Tiger Woods, 47 ans, est un golfeur comme le monde n'en a jamais connu. Mais en ce moment, lorsqu'il donne une conférence de presse, il ne s'agit plus seulement de savoir s'il frappe bien la balle. Ce n'est plus tellement la question.
Il s'agit par exemple de savoir tout ce que contient sa jambe, combien de «hardware», comme Woods le dit lui-même, c'est-à-dire de tiges, de plaques et de vis. La réponse est brève, elle tient souvent en un mot: «Beaucoup».
Cette quincaillerie a sauvé la jambe de l'Américain. Après son grave accident de voiture en 2021, Woods ne savait pas s'il pourrait remarcher normalement. Au début, les médecins ont même envisagé une amputation. Mais ils ont ensuite trouvé une autre solution.
Woods a toujours sa jambe et il en est reconnaissant. Mais elle ne fonctionne plus comme avant. Sa blessure l'a transformé en golfeur à temps partiel. Il ne peut plus jouer que quelques tournois par an. Notamment le Masters cette semaine à Augusta, dans l'État de Géorgie.
Il s'agit du premier des quatre tournois majeurs, celui auquel Woods tient le plus. Rien n'a changé sur ce plan. Seulement, ce ne sont plus ses coups qui le préoccupent le plus à l'approche du premier temps fort de la saison.
Son seul souci, c'est de savoir si ses jambes peuvent encore le porter pendant 72 trous, d'autant plus sur un parcours aussi vallonné. «La difficulté pour moi, c'est la marche», reconnaît Woods. Et d'ajouter que si son endurance est meilleure que l'an dernier, sa jambe est également plus douloureuse. «Je ne peux plus me préparer et jouer autant de tournois que je le voudrais. C'est mon avenir et je m'en accommode», dit-il.
Lorsque Woods s'est présenté à Augusta cette semaine, la nouvelle a fait le tour du monde du golf à une vitesse fulgurante. Il est là! Il s'entraîne! Woods n'avait jamais confirmé sa participation. Il n'est plus que 1001e au classement mondial, mais tout tourne à nouveau autour de lui. Cela montre à quel point il est encore important pour le golf.
Lorsque Woods est de la partie, les audiences grimpent en flèche. Dans le milieu du golf, on appelle cela «l'effet Tigre». Le quintuple vainqueur de tournois majeurs est aujourd'hui une sorte d'éminence grise.

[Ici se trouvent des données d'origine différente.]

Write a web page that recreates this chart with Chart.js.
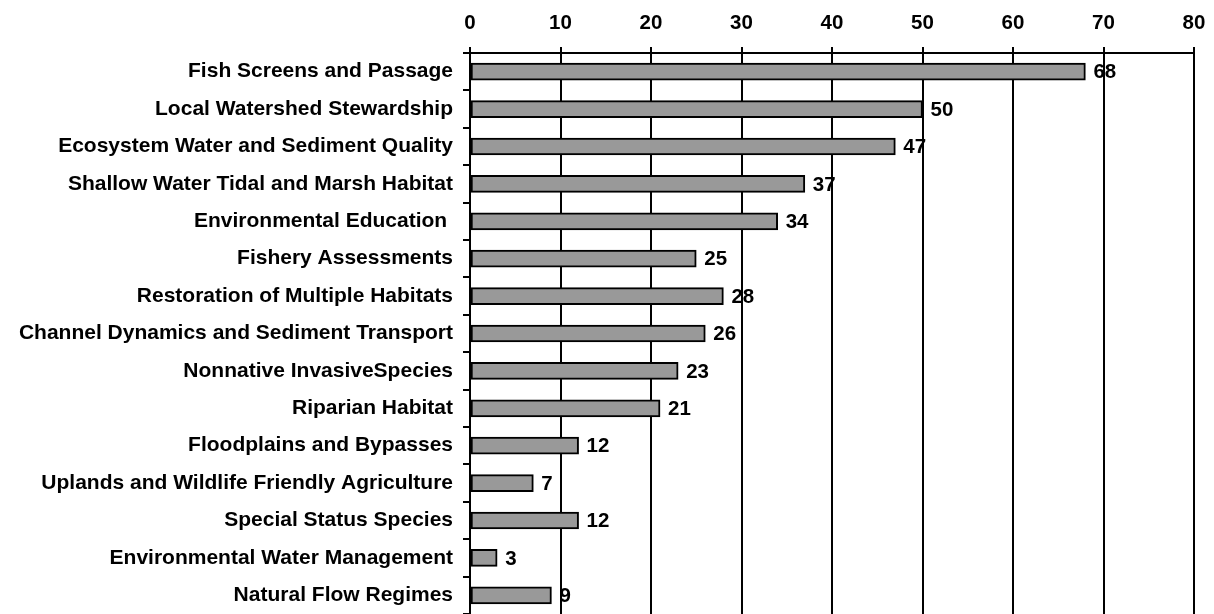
<!DOCTYPE html>
<html>
<head>
<meta charset="utf-8">
<script src="https://cdn.jsdelivr.net/npm/chart.js@4.4.0/dist/chart.umd.min.js"></script>
<style>
  body { margin: 0; background: #fff; }
  #wrap { width: 1214px; height: 614px; }
</style>
</head>
<body>
<div id="wrap"><canvas id="projectChart"></canvas></div>
<script>
const categories = [
    'Fish Screens and Passage',
    'Local Watershed Stewardship',
    'Ecosystem Water and Sediment Quality',
    'Shallow Water Tidal and Marsh Habitat',
    'Environmental Education ',
    'Fishery Assessments',
    'Restoration of Multiple Habitats',
    'Channel Dynamics and Sediment Transport',
    'Nonnative InvasiveSpecies',
    'Riparian Habitat',
    'Floodplains and Bypasses',
    'Uplands and Wildlife Friendly Agriculture',
    'Special Status Species',
    'Environmental Water Management',
    'Natural Flow Regimes'
];
const projectCounts = [68, 50, 47, 37, 34, 25, 28, 26, 23, 21, 12, 7, 12, 3, 9];
const xTicks = [0, 10, 20, 30, 40, 50, 60, 70, 80];

const fontFamily = "'Liberation Sans', Arial, sans-serif";

// draw the value next to the end of each bar
const valueLabels = {
    id: 'valueLabels',
    afterDatasetsDraw(chart) {
        const ctx = chart.ctx;
        const meta = chart.getDatasetMeta(0);
        ctx.save();
        ctx.font = 'bold 20.5px ' + fontFamily;
        ctx.fillStyle = '#000';
        ctx.textAlign = 'left';
        ctx.textBaseline = 'middle';
        meta.data.forEach((bar, i) => {
            ctx.fillText(String(projectCounts[i]), bar.x + 8, bar.y + 1);
        });
        ctx.restore();
    }
};

const ctx = document.getElementById('projectChart').getContext('2d');
new Chart(ctx, {
    type: 'bar',
    data: {
        labels: categories,
        datasets: [{
            data: projectCounts,
            backgroundColor: '#999999',
            borderColor: '#000000',
            borderWidth: 2,
            borderSkipped: false,
            barThickness: 17
        }]
    },
    options: {
        indexAxis: 'y',
        responsive: true,
        maintainAspectRatio: false,
        animation: false,
        layout: { padding: { top: 0, right: 20, bottom: 0, left: 0 } },
        plugins: {
            legend: { display: false },
            tooltip: { enabled: false }
        },
        scales: {
            x: {
                position: 'top',
                min: 0,
                max: 80,
                afterBuildTicks: scale => { scale.ticks = xTicks.map(v => ({ value: v })); },
                afterFit: scale => {
                    scale.height = 53;
                    scale.paddingLeft = 0;
                    scale.paddingRight = 0;
                },
                ticks: {
                    color: '#000',
                    font: { family: fontFamily, size: 20.5, weight: 'bold' },
                    padding: 11
                },
                grid: { color: '#000', lineWidth: 2, tickLength: 6 },
                border: { color: '#000', width: 2 }
            },
            y: {
                afterFit: scale => {
                    scale.width = 470;
                    scale.paddingTop = 0;
                    scale.paddingBottom = 0;
                },
                ticks: {
                    color: '#000',
                    font: { family: fontFamily, size: 21, weight: 'bold' },
                    padding: 10,
                    autoSkip: false
                },
                grid: { offset: true, drawOnChartArea: false, color: '#000', lineWidth: 2, tickLength: 7 },
                border: { color: '#000', width: 2 }
            }
        }
    },
    plugins: [valueLabels]
});
</script>
</body>
</html>
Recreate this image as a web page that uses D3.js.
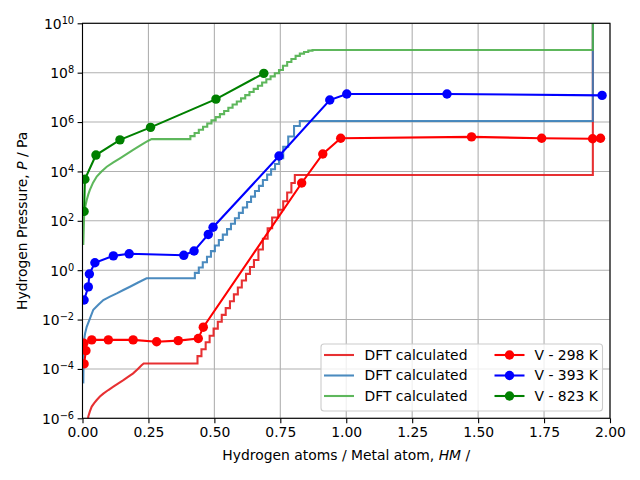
<!DOCTYPE html>
<html>
<head>
<meta charset="utf-8">
<script src="https://cdnjs.cloudflare.com/ajax/libs/d3/7.8.5/d3.min.js"></script>
<style>
body { margin: 0; background: #fff; }
text { font-family: "DejaVu Sans", sans-serif; }
</style>
</head>
<body>
<script>
// tick values
var xTicks = [0, 0.25, 0.5, 0.75, 1.0, 1.25, 1.5, 1.75, 2.0];
var yTickExps = [-6, -4, -2, 0, 2, 4, 6, 8, 10];

// DFT calculated isotherms, x = H/M, P in Pa
// first part (up to the first plateau) is a smooth curve, the rest a staircase
var dftRedX = [0.016, 0.022, 0.028, 0.035, 0.045, 0.054, 0.066, 0.079, 0.098, 0.117, 0.136, 0.155, 0.174, 0.192, 0.208, 0.224, 0.232,
  0.436, 0.451, 0.467, 0.482, 0.497, 0.513, 0.528, 0.543, 0.559, 0.574, 0.589, 0.604, 0.620, 0.635, 0.650,
  0.667, 0.684, 0.702, 0.719, 0.742, 0.761, 0.776, 0.792, 0.805, 1.935];
var dftRedP = [2.5e-7, 1.2e-6, 1.9e-6, 3.0e-6, 4.2e-6, 5.5e-6, 7.6e-6, 1.0e-5, 1.4e-5, 1.9e-5, 2.6e-5, 3.5e-5, 4.9e-5, 6.6e-5, 9.5e-5, 1.4e-4, 1.66e-4,
  3.3e-4, 6.3e-4, 1.2e-3, 2.2e-3, 4.3e-3, 8.1e-3, 1.55e-2, 2.9e-2, 5.5e-2, 0.105, 0.2, 0.38, 0.71, 1.35, 2.6,
  6.9, 18.6, 50, 135, 280, 620, 1.4e3, 3.4e3, 7.2e3, 1e12];
var dftRedSmooth = 17;

var dftBlueX = [0.003, 0.004, 0.006, 0.010, 0.016, 0.028, 0.041, 0.060, 0.079, 0.104, 0.130, 0.155, 0.180, 0.211, 0.243,
  0.426, 0.441, 0.456, 0.472, 0.487, 0.502, 0.517, 0.532, 0.548, 0.563, 0.578, 0.593, 0.608, 0.624, 0.639, 0.654,
  0.669, 0.684, 0.700, 0.715, 0.730, 0.745, 0.761, 0.780, 0.802, 0.824, 1.935];
var dftBlueP = [2.6e-5, 2.3e-4, 1.5e-3, 2.8e-3, 5.1e-3, 1.1e-2, 2.5e-2, 4.0e-2, 6.2e-2, 8.5e-2, 0.115, 0.158, 0.214, 0.316, 0.47,
  0.78, 1.29, 2.1, 3.5, 5.9, 10, 16.6, 27.5, 46, 76, 126, 209, 347, 575, 955, 1.6e3,
  2.6e3, 4.5e3, 7.4e3, 1.23e4, 2.0e4, 3.4e4, 1.0e5, 2.6e5, 6.9e5, 1.1e6, 1e12];
var dftBlueSmooth = 15;

var dftGreenX = [0.003, 0.006, 0.010, 0.016, 0.022, 0.028, 0.040, 0.054, 0.072, 0.092, 0.117, 0.142, 0.167, 0.192, 0.218, 0.243, 0.262,
  0.409, 0.425, 0.441, 0.457, 0.473, 0.489, 0.505, 0.521, 0.537, 0.553, 0.569, 0.585, 0.601, 0.617, 0.633, 0.649,
  0.665, 0.681, 0.697, 0.713, 0.729, 0.745, 0.760, 0.776, 0.792, 0.808, 0.824, 0.840, 0.856, 0.872, 1.935];
var dftGreenP = [10.5, 148, 355, 690, 1.17e3, 1.8e3, 3.5e3, 6.2e3, 1.0e4, 1.55e4, 2.3e4, 3.4e4, 5.0e4, 7.4e4, 1.1e5, 1.6e5, 2.04e5,
  2.7e5, 3.6e5, 4.9e5, 6.5e5, 8.7e5, 1.17e6, 1.58e6, 2.1e6, 2.8e6, 3.8e6, 5.1e6, 6.8e6, 9.1e6, 1.23e7, 1.66e7, 2.2e7,
  2.95e7, 4.0e7, 5.4e7, 7.1e7, 9.5e7, 1.29e8, 1.9e8, 2.7e8, 3.6e8, 4.8e8, 5.9e8, 6.9e8, 7.8e8, 8.3e8, 1e12];
var dftGreenSmooth = 17;

// measured isotherms for V
var v298X = [0.006, 0.013, 0.005, 0.035, 0.098, 0.192, 0.281, 0.363, 0.439, 0.458, 0.831, 0.911, 0.979, 1.475, 1.741, 1.934, 1.964];
var v298P = [1.6e-4, 5.5e-4, 1.1e-3, 1.5e-3, 1.5e-3, 1.5e-3, 1.26e-3, 1.4e-3, 1.7e-3, 4.9e-3, 3.4e3, 5.1e4, 2.2e5, 2.5e5, 2.2e5, 2.1e5, 2.2e5];

var v393X = [0.006, 0.022, 0.026, 0.047, 0.117, 0.177, 0.384, 0.423, 0.477, 0.495, 0.745, 0.9375, 1.002, 1.382, 1.970];
var v393P = [0.062, 0.21, 0.7, 2.0, 3.8, 4.6, 4.0, 6.0, 28, 55, 4.2e4, 7.8e6, 1.37e7, 1.37e7, 1.2e7];

var v823X = [0.006, 0.009, 0.051, 0.142, 0.258, 0.506, 0.6875];
var v823P = [240, 4.8e3, 4.6e4, 1.9e5, 6.1e5, 8.5e6, 9.4e7];

var w = 640, h = 480;
var axLeft = 82.5, axRight = 610, axTop = 23.3, axBottom = 418.3;

var svg = d3.select("body").append("svg").attr("width", w).attr("height", h);

var x = d3.scaleLinear().domain([0, 2]).range([axLeft, axRight]);
var y = d3.scaleLog().domain([1e-6, 1e10]).range([axBottom, axTop]);

svg.append("defs").append("clipPath").attr("id", "plotclip")
   .append("rect").attr("x", axLeft).attr("y", axTop)
   .attr("width", axRight - axLeft).attr("height", axBottom - axTop);

// grid
var grid = svg.append("g");
grid.selectAll("line.gx").data(xTicks).enter().append("line")
   .attr("x1", function(d) { return x(d); }).attr("x2", function(d) { return x(d); })
   .attr("y1", axTop).attr("y2", axBottom)
   .attr("stroke", "#b0b0b0").attr("stroke-width", 1.1);
grid.selectAll("line.gy").data(yTickExps).enter().append("line")
   .attr("y1", function(d) { return y(Math.pow(10, d)); }).attr("y2", function(d) { return y(Math.pow(10, d)); })
   .attr("x1", axLeft).attr("x2", axRight)
   .attr("stroke", "#b0b0b0").attr("stroke-width", 1.1);

var plot = svg.append("g").attr("clip-path", "url(#plotclip)");

function pairs(xs, ps) {
  return xs.map(function(d, i) { return [d, ps[i]]; });
}

var stepLine = d3.line()
   .x(function(d) { return x(d[0]); })
   .y(function(d) { return y(d[1]); })
   .curve(d3.curveStepAfter);

var plainLine = d3.line()
   .x(function(d) { return x(d[0]); })
   .y(function(d) { return y(d[1]); });

var dft = [
  { data: pairs(dftRedX, dftRedP), smooth: dftRedSmooth, color: "#e41a1c" },
  { data: pairs(dftBlueX, dftBlueP), smooth: dftBlueSmooth, color: "#377eb8" },
  { data: pairs(dftGreenX, dftGreenP), smooth: dftGreenSmooth, color: "#4daf4a" }
];
dft.forEach(function(s) {
  var d1 = plainLine(s.data.slice(0, s.smooth));
  var d2 = stepLine(s.data.slice(s.smooth - 1)).replace(/^M/, "L");
  plot.append("path")
     .attr("d", d1 + d2)
     .attr("fill", "none")
     .attr("stroke", s.color)
     .attr("stroke-opacity", 0.9)
     .attr("stroke-width", 2.08);
});

var exp = [
  { data: pairs(v298X, v298P), color: "red", label: "V - 298 K" },
  { data: pairs(v393X, v393P), color: "blue", label: "V - 393 K" },
  { data: pairs(v823X, v823P), color: "green", label: "V - 823 K" }
];
exp.forEach(function(s) {
  plot.append("path").datum(s.data)
     .attr("d", plainLine)
     .attr("fill", "none")
     .attr("stroke", s.color)
     .attr("stroke-width", 2.08);
  plot.selectAll(null).data(s.data).enter().append("circle")
     .attr("cx", function(d) { return x(d[0]); })
     .attr("cy", function(d) { return y(d[1]); })
     .attr("r", 4.7)
     .attr("fill", s.color);
});

// axes
var xAxis = svg.append("g").attr("transform", "translate(0," + axBottom + ")")
   .call(d3.axisBottom(x).tickValues(xTicks).tickFormat(d3.format(".2f")).tickSize(4.9).tickPadding(3.5));
xAxis.select(".domain").remove();
xAxis.selectAll("text").attr("font-size", "13.9px").attr("font-family", "DejaVu Sans").attr("fill", "#000");
xAxis.selectAll("line").attr("stroke-width", 1.1);

var yAxis = svg.append("g").attr("transform", "translate(" + axLeft + ",0)")
   .call(d3.axisLeft(y).tickValues(yTickExps.map(function(e) { return Math.pow(10, e); })).tickFormat("").tickSize(4.9));
yAxis.select(".domain").remove();
yAxis.selectAll("line").attr("stroke-width", 1.1);
yAxis.selectAll("g.tick text").remove();

yAxis.selectAll("g.tick").data(yTickExps).each(function(e) {
  var t = d3.select(this).append("text")
     .attr("x", -8.4).attr("dy", "0.35em")
     .attr("text-anchor", "end")
     .attr("font-size", "13.9px").attr("font-family", "DejaVu Sans").attr("fill", "#000");
  t.append("tspan").text("10");
  t.append("tspan").attr("dy", "-0.5em").attr("font-size", "9.8px")
     .text(e < 0 ? "\u2212" + Math.abs(e) : String(e));
});

// frame
svg.append("rect").attr("x", axLeft).attr("y", axTop)
   .attr("width", axRight - axLeft).attr("height", axBottom - axTop)
   .attr("fill", "none").attr("stroke", "#000").attr("stroke-width", 1.1);

// axis labels
var xl = svg.append("text").attr("x", (axLeft + axRight) / 2).attr("y", 460)
   .attr("text-anchor", "middle").attr("font-size", "13.9px");
xl.append("tspan").text("Hydrogen atoms / Metal atom, ");
xl.append("tspan").attr("font-style", "italic").text("HM");
xl.append("tspan").text(" /");

var yl = svg.append("text").attr("transform", "translate(27," + ((axTop + axBottom) / 2) + ") rotate(-90)")
   .attr("text-anchor", "middle").attr("font-size", "13.9px");
yl.append("tspan").text("Hydrogen Pressure, ");
yl.append("tspan").attr("font-style", "italic").text("P");
yl.append("tspan").text(" / Pa");

// legend
var lg = svg.append("g");
lg.append("rect").attr("x", 321).attr("y", 344).attr("width", 281.5).attr("height", 67)
   .attr("rx", 3).attr("fill", "#fff").attr("fill-opacity", 0.8)
   .attr("stroke", "#cccccc").attr("stroke-width", 1.1);

var rowY = [355, 375.5, 396];
dft.forEach(function(s, i) {
  lg.append("line").attr("x1", 324).attr("x2", 354).attr("y1", rowY[i]).attr("y2", rowY[i])
     .attr("stroke", s.color).attr("stroke-opacity", 0.9).attr("stroke-width", 2.08);
  lg.append("text").attr("x", 364.5).attr("y", rowY[i]).attr("dy", "0.35em")
     .attr("font-size", "13.9px").text("DFT calculated");
});
exp.forEach(function(s, i) {
  lg.append("line").attr("x1", 494.5).attr("x2", 524.5).attr("y1", rowY[i]).attr("y2", rowY[i])
     .attr("stroke", s.color).attr("stroke-width", 2.08);
  lg.append("circle").attr("cx", 509.5).attr("cy", rowY[i]).attr("r", 4.7).attr("fill", s.color);
  lg.append("text").attr("x", 534.5).attr("y", rowY[i]).attr("dy", "0.35em")
     .attr("font-size", "13.9px").text(s.label);
});
</script>
</body>
</html>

En tant que tel, il prend clairement position dans la guerre des roses qui fait rage dans le monde du golf depuis que de nombreuses stars ont cédé aux millions du nouveau LIV Tour saoudien et tourné le dos au vieux PGA Tour. Woods fait partie du camp des traditionalistes qui n'aiment pas le LIV Tour, et qui le font savoir clairement.
Ce sport n'a pas d'autre figure comme lui à offrir, et aucun lieu n'a plus d'importance pour cette figure qu'Augusta. C'est là que Woods a remporté son premier tournoi majeur en 1997 et son dernier en 2019, après onze longues années d'attente. En 2022, il a osé y faire son retour, 14 mois après son accident de voiture.
Augusta, encore et toujours Augusta. Et entre les deux, une vie de drames. Woods, l'athlète d'exception. Woods, l'adultère et l'obsédé sexuel. Woods, le blessé permanent. Woods, le dérangé, retrouvé endormi dans sa voiture, confus et défoncé. Ce sont des scènes de la vie d'un homme qui a toujours tout fait pour devenir le plus grand de tous - et qui ne parvient pas à assumer cette grandeur.
On lui demande cette semaine comment il a pu surmonter tous ces revers. Il pense qu'il y est parvenu grâce à son obstination. Woods ressent toujours cette flamme pour le golf, il ne peut pas s'en passer, jusqu'à aujourd'hui - même s'il ne peut plus faire autant de choses qu'il le souhaiterait.
On demande encore à Woods s'il représente un danger pour les joueurs de haut niveau à Augusta. «Qui sait», répond-il. Mais pour son premier jour, sur un parcours où il a semblé traîner la jambe, l'Américain a terminé dans la douleur, sur le score de 74 (+2).